Je n’entrerai pas dans le détail des dispositions de cette proposition de loi, car cela a été fait avant moi. Je tiens néanmoins à rappeler la problématique de l’aménagement du territoire.
Certes, certaines lignes sont rentables et d’autres le sont beaucoup moins. Mais nous devons veiller à toujours maintenir ces lignes, comme vous l’avez rappelé, madame la ministre, même si elles sont déficitaires, pour ne pas abandonner le milieu rural. L’activité économique, la vitalité des territoires ruraux en dépendent.
La desserte des territoires ruraux doit continuer à être effectuée. Dans le cas contraire, si les lignes étaient amenées à disparaître, certains départements verraient leur population décroître progressivement.
Si l’amélioration des lignes existantes constitue un objectif, il n’est jamais question des projets de réouverture de ligne. Or ces projets doivent être encouragés par l’État. Dans mon département, la Haute-Savoie, la croissance démographique explose. Avec 820 000 habitants, la population haut-savoyarde a augmenté de plus de 20 % en moins de dix ans.
Madame la ministre, je reparlerai d’un projet qui m’est cher, mais qui n’a toujours pas eu de réponse de votre part : la réouverture de la ligne du Tonkin ou RER Sud-Léman. Il s’agit d’un projet franco-suisse. La ligne ferroviaire d’Évian-les-Bains à Saint-Gingolph est le dernier maillon dans la boucle ferroviaire du lac Léman, en continuité du Léman Express, qui verra le jour en décembre 2019.
SNCF Réseau a donné son feu vert à ce projet de réouverture aux voyageurs, qui permettra de désenclaver l’est du Chablais.
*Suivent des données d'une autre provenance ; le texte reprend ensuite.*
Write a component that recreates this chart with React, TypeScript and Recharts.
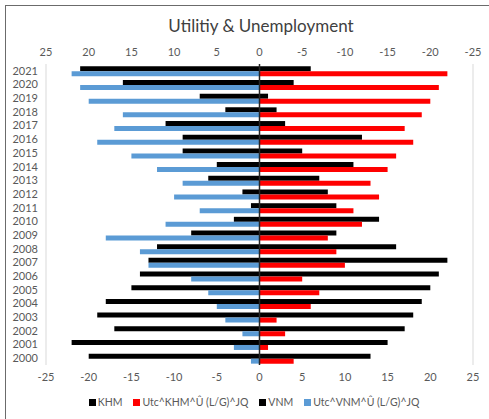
import { BarChart, Bar, XAxis, YAxis, CartesianGrid, ReferenceLine } from 'recharts';

const years = ['2000', '2001', '2002', '2003', '2004', '2005', '2006', '2007', '2008', '2009', '2010',
  '2011', '2012', '2013', '2014', '2015', '2016', '2017', '2018', '2019', '2020', '2021'];

// left side (read on the reversed top axis)
const vnm = [20, 22, 17, 19, 18, 15, 14, 13, 12, 8, 3, 1, 2, 6, 5, 9, 9, 11, 4, 7, 16, 21];
const utcVnm = [1, 3, 2, 4, 5, 6, 8, 13, 14, 18, 11, 7, 10, 9, 12, 15, 19, 17, 16, 20, 21, 22];

// right side (bottom axis)
const khm = [13, 15, 17, 18, 19, 20, 21, 22, 16, 9, 14, 9, 8, 7, 11, 5, 12, 3, 2, 1, 4, 6];
const utcKhm = [4, 1, 3, 2, 6, 7, 5, 10, 9, 8, 12, 11, 14, 13, 15, 16, 18, 17, 19, 20, 21, 22];

const ticks = [-25, -20, -15, -10, -5, 0, 5, 10, 15, 20, 25];

const COLORS = {
  black: '#000000',
  red: '#FF0000',
  blue: '#5B9BD5',
};

const FONT = 'Lato, "Liberation Sans", sans-serif';

// top row of year = 2021, so build the table newest first
const data = years
  .map((y, i) => ({
    year: y,
    vnm: -vnm[i],
    khm: khm[i],
    utcVnm: -utcVnm[i],
    utcKhm: utcKhm[i],
  }))
  .reverse();

const legendItems = [
  { name: 'KHM', color: COLORS.black },
  { name: 'Utc^KHM^Û (L/G)^JQ', color: COLORS.red },
  { name: 'VNM', color: COLORS.black },
  { name: 'Utc^VNM^Û (L/G)^JQ', color: COLORS.blue },
];

export default function App() {
  const tickStyle = { fill: '#595959', fontSize: 11, fontFamily: FONT };

  return (
    <div style={{ position: 'absolute', left: 0, top: 0, width: 489, height: 419, background: '#fff', overflow: 'hidden' }}>
      <div style={{
        position: 'absolute', left: 5, top: 5, width: 500, height: 430,
        borderLeft: '1px solid #6b6b6b', borderTop: '1px solid #6b6b6b'
      }} />
      <div style={{
        position: 'absolute', left: 0, top: 15, width: 522, textAlign: 'center',
        fontFamily: FONT, fontSize: 17, color: '#404040'
      }}>
        Utilitiy &amp; Unemployment
      </div>
      <div style={{ position: 'absolute', left: 0, top: 0 }}>
        <BarChart
          width={489}
          height={419}
          data={data}
          layout="vertical"
          stackOffset="sign"
          barCategoryGap="17%"
          barGap={0}
          margin={{ top: 64, right: 16, bottom: 24, left: 4 }}
        >
          <CartesianGrid horizontal={false} stroke="#d9d9d9" />
          <XAxis
            type="number"
            xAxisId="bottom"
            orientation="bottom"
            domain={[-25, 25]}
            ticks={ticks}
            axisLine={false}
            tickLine={false}
            tick={tickStyle}
            interval={0}
          />
          <YAxis
            type="category"
            dataKey="year"
            width={42}
            axisLine={false}
            tickLine={false}
            tick={tickStyle}
            interval={0}
          />
          <Bar dataKey="vnm" xAxisId="bottom" stackId="a" fill={COLORS.black} isAnimationActive={false} />
          <Bar dataKey="khm" xAxisId="bottom" stackId="a" fill={COLORS.black} isAnimationActive={false} />
          <Bar dataKey="utcVnm" xAxisId="bottom" stackId="b" fill={COLORS.blue} isAnimationActive={false} />
          <Bar dataKey="utcKhm" xAxisId="bottom" stackId="b" fill={COLORS.red} isAnimationActive={false} />
          <ReferenceLine x={0} xAxisId="bottom" stroke="#262626" strokeWidth={1.5} />
        </BarChart>
      </div>
      {/* secondary (reversed) axis along the top, same plot box */}
      <div style={{ position: 'absolute', left: 0, top: 0, pointerEvents: 'none' }}>
        <BarChart
          width={489}
          height={419}
          data={data}
          layout="vertical"
          stackOffset="sign"
          margin={{ top: 34, right: 16, bottom: 54, left: 46 }}
        >
          <XAxis
            type="number"
            xAxisId="top"
            orientation="top"
            domain={[-25, 25]}
            ticks={ticks}
            axisLine={false}
            tickLine={false}
            tick={tickStyle}
            interval={0}
            tickFormatter={(v: number) => (v === 0 ? '0' : String(-v))}
          />
          <YAxis type="category" dataKey="year" hide />
          <Bar dataKey="khm" xAxisId="top" fill="transparent" isAnimationActive={false} />
        </BarChart>
      </div>
      <div style={{
        position: 'absolute', left: 0, top: 396, width: 508,
        display: 'flex', justifyContent: 'center', gap: 11,
        fontFamily: FONT, fontSize: 10.5, color: '#595959'
      }}>
        {legendItems.map((item, index) => (
          <div key={index} style={{ display: 'flex', alignItems: 'center', gap: 2 }}>
            <div style={{ width: 7, height: 7, backgroundColor: item.color }} />
            <span>{item.name}</span>
          </div>
        ))}
      </div>
    </div>
  );
}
Il est soutenu par les collectivités françaises et suisses. La région a reconfirmé son engagement. Considérant l’importance de ce projet pour notre territoire, la réaffirmation des soutiens du côté français – je pense surtout à celui du Gouvernement – serait un bon signal envoyé à nos voisins suisses à l’heure où ils choisissent leurs orientations ferroviaires 2030 via l’appel à projets PRODES, programme de développement stratégique de l’infrastructure ferroviaire.
En tant que président du comité de pilotage ferroviaire, je suis évidemment fier de ce projet que nous portons avec Marion Lenne, députée du Chablais, mais également avec les élus français et suisses et les associations. Il est fondamental de penser à la mobilité du futur.
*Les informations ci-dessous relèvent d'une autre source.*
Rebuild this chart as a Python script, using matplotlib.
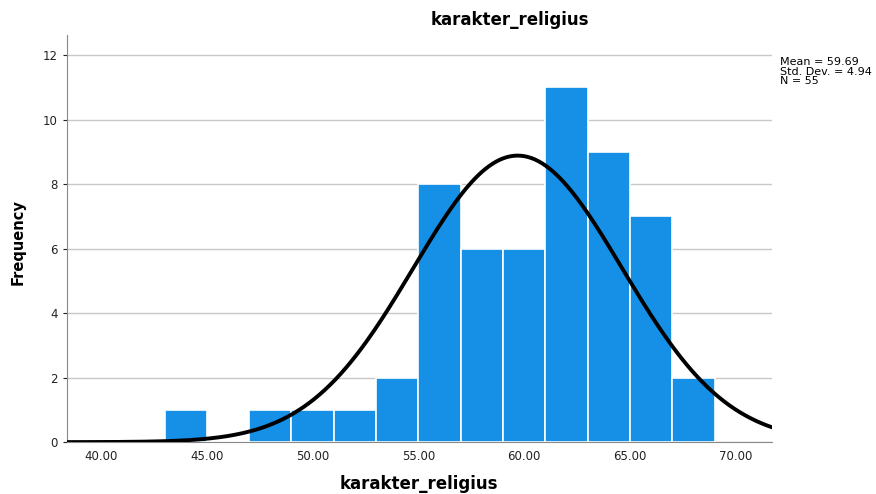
import numpy as np
import matplotlib
matplotlib.use("Agg")
import matplotlib.pyplot as plt

# histogram bins (left edges, width 2) and counts
bin_edges = [43, 45, 47, 49, 51, 53, 55, 57, 59, 61, 63, 65, 67, 69]
counts = [1, 0, 1, 1, 1, 2, 8, 6, 6, 11, 9, 7, 2]
mean_val = 59.69
std_val = 4.94
n_val = 55
x_ticks = [40, 45, 50, 55, 60, 65, 70]
y_ticks = [0, 2, 4, 6, 8, 10, 12]

bar_color = "#1590e6"
grid_color = "#c8c8c8"

fig = plt.figure(figsize=(8.76, 4.94), dpi=100)
ax = fig.add_axes([0.0765, 0.105, 0.8045, 0.824])

lefts = np.array(bin_edges[:-1], dtype=float)
widths = np.diff(bin_edges)
ax.bar(lefts, counts, width=widths, align="edge", color=bar_color,
       edgecolor="white", linewidth=1.2, zorder=2)

# normal curve scaled to counts
xmin, xmax = 38.39, 71.7
xs = np.linspace(xmin, xmax, 400)
bw = widths[0]
ys = n_val * bw / (std_val * np.sqrt(2 * np.pi)) * np.exp(-0.5 * ((xs - mean_val) / std_val) ** 2)
ax.plot(xs, ys, color="black", lw=2.8, zorder=3, solid_capstyle="round")

ax.set_xlim(xmin, xmax)
ax.set_ylim(0, 12.62)
ax.set_xticks(x_ticks)
ax.set_xticklabels([f"{v:.2f}" for v in x_ticks])
ax.set_yticks(y_ticks)
ax.yaxis.grid(True, color=grid_color, lw=1, zorder=0)
ax.set_axisbelow(True)

for s in ["top", "right"]:
    ax.spines[s].set_visible(False)
ax.spines["left"].set_color("#888888")
ax.spines["bottom"].set_color("#888888")
ax.tick_params(axis="x", length=0, labelsize=8.5, pad=6, colors="#222222")
ax.tick_params(axis="y", length=3, labelsize=8.5, colors="#222222", width=0.8)

fig.text(419 / 876, 1 - 484 / 494, "karakter_religius", fontsize=12,
         fontweight="bold", ha="center", va="center")
fig.text(18 / 876, 1 - 242 / 494, "Frequency", fontsize=10.5,
         fontweight="bold", ha="center", va="center", rotation=90)
fig.text(510 / 876, 1 - 20 / 494, "karakter_religius", fontsize=12,
         fontweight="bold", ha="center", va="center")

fig.text(780 / 876, 1 - 57 / 494,
         f"Mean = {mean_val:.2f}\nStd. Dev. = {std_val:.2f}\nN = {n_val}",
         fontsize=8, ha="left", va="top", linespacing=0.95)

fig.savefig("out.png", dpi=100)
Sur le plan écologique, soulignons aussi que, si le rail reste l’un des modes de transport les plus écologiques, les usagers s’en détournent aujourd’hui peu à peu en raison du coût élevé, des retards et, désormais, des grèves. Ils ont d’autres options à leur disposition : le transport par bus, le covoiturage en sont quelques-unes. La libéralisation me semble indispensable à la survie du transport ferroviaire de voyageurs, face à la concurrence exacerbée des autres modes de transport.
Je voterai en faveur de cette proposition de loi. C’est pourquoi je souhaite à mon tour remercier notre collègue rapporteur, Jean-François Longeot, pour la qualité de son travail.
Pour conclure, je rappellerai que supprimer le monopole de la SNCF ne signifie pas s’opposer à cette entreprise. Je tiens, au passage, à saluer l’investissement des femmes et des hommes qui y travaillent. L’arrivée de nouvelles entreprises ferroviaires sur le marché doit certes permettre l’émergence de nouveaux services, de meilleure qualité et à un moindre coût, mais elle doit aussi encourager l’opérateur historique à offrir des services plus performants.